Let X be a complex manifold of complex dimension d and let V denote its holomorphic tangent bundle (ie it's $T^{1,0} \subset T \otimes_R C$, where T is the tangent bundle of X as a smooth manifold). Is $c_d(V) = e(X) := e(T)$?
If so, do you have a reference?
The answer is affirmative if $X$ is compact and compactness is also necessary. A reference for the first statement can be found in the discussion after Corollary 5.1.4, the item (ii) (page 235) in the book Complex Geometry by Huybrechts. This is also known as the Gauss-Bonnet-Formula and this Wikipedia Link contains a counterexample for the noncompact case.
Edit. I give a proof for the Gauss-Bonnet formula. I use some standard terminology: $X$ is now a smooth complex projective variety over $\mathbb C$ and we denote by $\Omega_X$ its sheaf of relative differentials. We denote sheaf cohomology by $\mathcal H^\bullet$ and singular cohomology by $H^\bullet$. Also, $\mathcal T_X$ is the tangent sheaf of $X$, $\operatorname{ch}$ is the exponential Chern character, $\operatorname{td}$ the Todd class and $\chi$ the Euler characteristic. Finally, $X^{\mathrm{an}}$ denotes the analytification of $X$, i.e. the GAGA-associated complex manifold.

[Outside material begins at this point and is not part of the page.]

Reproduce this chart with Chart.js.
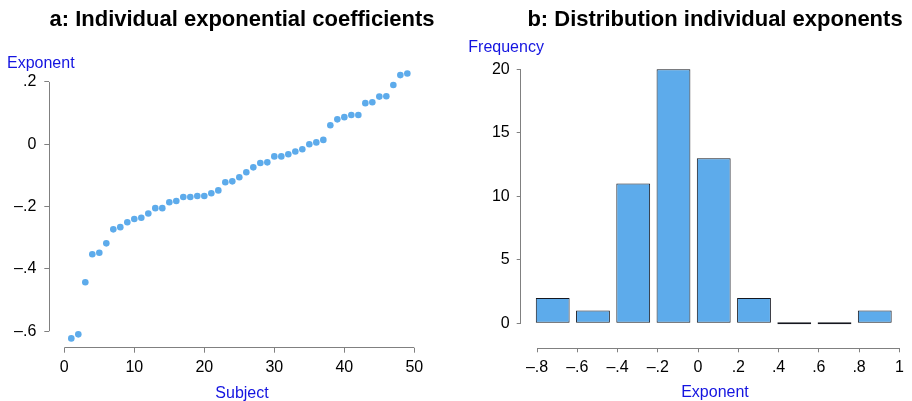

Write $\Omega_X^p:=\bigwedge^p\Omega_X$ for the $p$-th exterior power of $\Omega_X$. We will use the Borel-Serre-Identity, given in Fulton's Intersection Theory as Example 3.2.5. It says \begin{equation} \sum_{p=0}^d (-1)^p\cdot\operatorname{ch}(\Omega_X^p)\cdot\operatorname{td}(\mathcal T_X) = c_d(\mathcal T_X). \end{equation} Note that $d$ is the rank of $\Omega_X$ and $\Omega_X^\vee=\mathcal T_X$ by definition. As a second tool, we require the Hirzebruch-Riemann-Roch Theorem to conclude \begin{equation} \int_X \operatorname{ch}(\Omega_X^p) \cdot \operatorname{td}(\mathcal T_X) = \chi(X,\Omega_X^p). \end{equation}
Finally, we require the Hodge Decomposition Theorem, which we quote from Corollaries 2.6.21 and 3.2.12 in Huybrecht's book as \begin{equation} H^r(X^{\mathrm{an}},\mathbb C) = \bigoplus_{p+q=r} \mathcal H^q(X,\Omega_X^p). \end{equation} Putting it all together, we obtain \begin{align*} \int_X c_d(\mathcal T_X) &= \sum_{p=0}^d (-1)^p\cdot \int_X \operatorname{ch}(\Omega_X^p)\cdot\operatorname{td}(\mathcal T_X) && \text{by Borel-Serre} \\ &= \sum_{p=0}^d (-1)^p \cdot \chi(X,\Omega_X^p) && \text{by HRR} \\ &= \sum_{p,q} (-1)^{p+q}\cdot\operatorname{rank}(\mathcal H^q(X,\Omega_X^p)) && \\ &= \sum_{r=0}^d (-1)^r \cdot H^r(X^{\mathrm{an}},\mathbb C) && \text{by the Hodge Decomposition} \\ &= \chi(X^{\mathrm{an}}). \end{align*}